** begin EXCERPTED RECORDS **

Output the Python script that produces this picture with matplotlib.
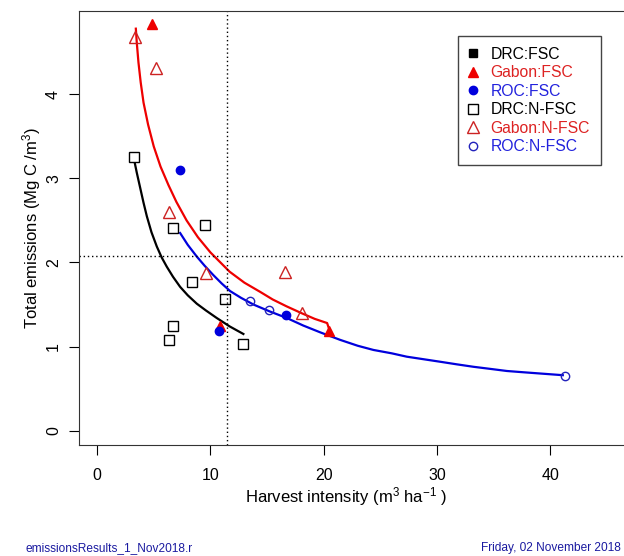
import matplotlib
matplotlib.use("Agg")
import matplotlib.pyplot as plt

plt.rcParams['font.family'] = ['Liberation Sans', 'DejaVu Sans']
plt.rcParams['mathtext.fontset'] = 'custom'
plt.rcParams['mathtext.rm'] = 'Liberation Sans'
plt.rcParams['mathtext.default'] = 'regular'

# points (harvest intensity, total emissions)
drc_fsc_x = []
drc_fsc_y = []
gabon_fsc_x = [4.85, 10.85, 20.5]
gabon_fsc_y = [4.84, 1.25, 1.19]
roc_fsc_x = [7.3, 10.8, 16.65]
roc_fsc_y = [3.10, 1.19, 1.38]
drc_nfsc_x = [3.27, 6.68, 9.53, 8.41, 11.27, 6.68, 6.33, 12.9]
drc_nfsc_y = [3.25, 2.41, 2.44, 1.77, 1.56, 1.24, 1.08, 1.03]
gabon_nfsc_x = [3.35, 5.24, 6.35, 9.62, 16.56, 18.1]
gabon_nfsc_y = [4.68, 4.31, 2.60, 1.88, 1.89, 1.40]
roc_nfsc_x = [13.5, 15.15, 41.25]
roc_nfsc_y = [1.54, 1.43, 0.645]

# fitted curves
drc_fit_x = [3.27, 3.5, 3.8, 4.1, 4.39, 4.8, 5.27, 5.7, 6.15, 6.7, 7.33, 8.0, 8.8,
             9.6, 10.56, 11.7, 12.91]
drc_fit_y = [3.22, 3.07, 2.89, 2.71, 2.55, 2.36, 2.19, 2.06, 1.95, 1.83, 1.71, 1.61, 1.51,
             1.43, 1.34, 1.24, 1.15]
gabon_fit_x = [3.42, 3.5, 3.65, 3.85, 4.1, 4.5, 5.0, 5.6, 6.3, 7.0, 7.9, 8.9, 10.0,
               11.7, 13.0, 14.4, 15.5, 16.7, 18.0, 19.2, 20.3, 20.45]
gabon_fit_y = [4.78, 4.62, 4.38, 4.14, 3.90, 3.64, 3.38, 3.14, 2.92, 2.72, 2.50, 2.30, 2.12,
               1.89, 1.76, 1.65, 1.56, 1.48, 1.40, 1.33, 1.28, 1.22]
roc_fit_x = [7.33, 8.0, 8.8, 9.5, 10.26, 11.0, 11.74, 12.7, 13.8, 15.2, 16.74, 18.2, 19.68,
             21.45, 23.0, 24.39, 26.0, 27.33, 28.8, 30.27, 31.7, 33.21, 34.7, 36.16,
             37.6, 39.1, 41.1]
roc_fit_y = [2.35, 2.21, 2.07, 1.96, 1.85, 1.75, 1.66, 1.58, 1.50, 1.42, 1.34, 1.25, 1.17,
             1.08, 1.01, 0.96, 0.92, 0.88, 0.85, 0.82, 0.79, 0.76, 0.735, 0.71,
             0.695, 0.68, 0.66]

x_ref = 11.5
y_ref = 2.08

W, H = 624, 556
fig = plt.figure(figsize=(W / 100, H / 100), dpi=100)
left, right, top, bottom = 78.5, 624, 11, 445
ax = fig.add_axes([left / W, 1 - bottom / H, (right - left) / W, (bottom - top) / H])

red = '#ee0000'
blue = '#0000dd'
ax.plot(drc_fit_x, drc_fit_y, color='black', lw=1.6)
ax.plot(gabon_fit_x, gabon_fit_y, color=red, lw=1.6)
ax.plot(roc_fit_x, roc_fit_y, color=blue, lw=1.6)

ax.plot(drc_fsc_x, drc_fsc_y, 's', color='black', ms=6, label='DRC:FSC')
ax.plot(gabon_fsc_x, gabon_fsc_y, '^', color=red, ms=7, label='Gabon:FSC')
ax.plot(roc_fsc_x, roc_fsc_y, 'o', color=blue, ms=6, label='ROC:FSC')
ax.plot(drc_nfsc_x, drc_nfsc_y, 's', mfc='white', mec='black', mew=1, ms=7, label='DRC:N-FSC')
ax.plot(gabon_nfsc_x, gabon_nfsc_y, '^', mfc='none', mec='#cc2222', mew=1, ms=9, label='Gabon:N-FSC')
ax.plot(roc_nfsc_x, roc_nfsc_y, 'o', mfc='none', mec='#2222bb', mew=1, ms=6, label='ROC:N-FSC')

ax.axvline(x_ref, color='black', lw=1, linestyle=(0, (1, 2)))
ax.axhline(y_ref, color='black', lw=1, linestyle=(0, (1, 2)))

ax.set_xlim(-1.64, 46.5)
ax.set_ylim(-0.17, 4.99)
ax.set_xticks([0, 10, 20, 30, 40])
ax.set_yticks([0, 1, 2, 3, 4])
ax.tick_params(direction='out', length=7.5, width=0.8, labelsize=11.5)
ax.tick_params(axis='x', pad=9)
ax.tick_params(axis='y', pad=10.5)
for lab in ax.get_yticklabels():
    lab.set_rotation(90)
    lab.set_va('center')
    lab.set_ha('center')
ax.spines['right'].set_visible(False)
for s in ['left', 'top', 'bottom']:
    ax.spines[s].set_color('#333333')

ax.set_xlabel('Harvest intensity (m$^3$ ha$^{-1}$ )', fontsize=12)
ax.set_ylabel('Total emissions (Mg C /m$^3$)', fontsize=12)
ax.xaxis.set_label_coords((346 - left) / (right - left), (bottom - 497) / (bottom - top))
ax.yaxis.set_label_coords((32 - left) / (right - left), 0.5)
ax.xaxis.label.set_va('center')
ax.yaxis.label.set_va('center')

leg = ax.legend(loc='upper right', bbox_to_anchor=((601 - left) / (right - left), 1 - (36 - top) / (bottom - top)),
                borderaxespad=0, fontsize=11.3, frameon=True, fancybox=False, handlelength=0.4,
                handletextpad=0.95, labelspacing=0.22, borderpad=0.7, framealpha=1)
leg.get_frame().set_edgecolor('#444444')
leg.get_frame().set_linewidth(1)
for txt, c in zip(leg.get_texts(), ['black', '#dd2222', '#2222dd', 'black', '#dd2222', '#2222dd']):
    txt.set_color(c)

fig.text(25 / W, 1 - 548 / H, 'emissionsResults_1_Nov2018.r', fontsize=8.6, color='#1a1aa0', va='center')
fig.text(621 / W, 1 - 548 / H, 'Friday, 02 November 2018', fontsize=8.6, color='#1a1aa0',
         va='center', ha='right')

fig.savefig('out.png', dpi=100)
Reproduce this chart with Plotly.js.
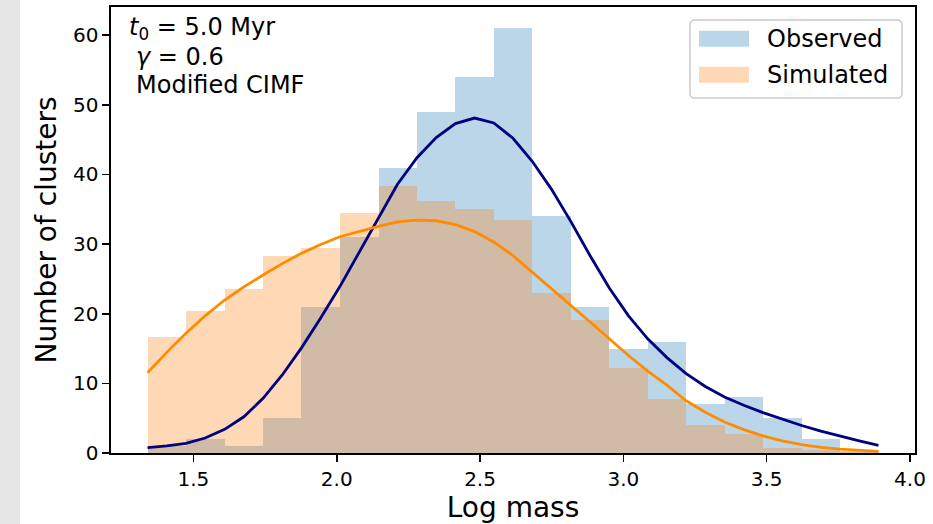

** end EXCERPTED RECORDS **

• _AIM_: Leave the pictures out and repeat exactly the lines from the beginning of the records to the line bearing "plt.rcParams['mathtext.default'] = 'regular'", both ends counted.

• _SOLUTION FOR THIS EXERCISE_:
Output the Python script that produces this picture with matplotlib.
import matplotlib
matplotlib.use("Agg")
import matplotlib.pyplot as plt

plt.rcParams['font.family'] = ['Liberation Sans', 'DejaVu Sans']
plt.rcParams['mathtext.fontset'] = 'custom'
plt.rcParams['mathtext.rm'] = 'Liberation Sans'
plt.rcParams['mathtext.default'] = 'regular'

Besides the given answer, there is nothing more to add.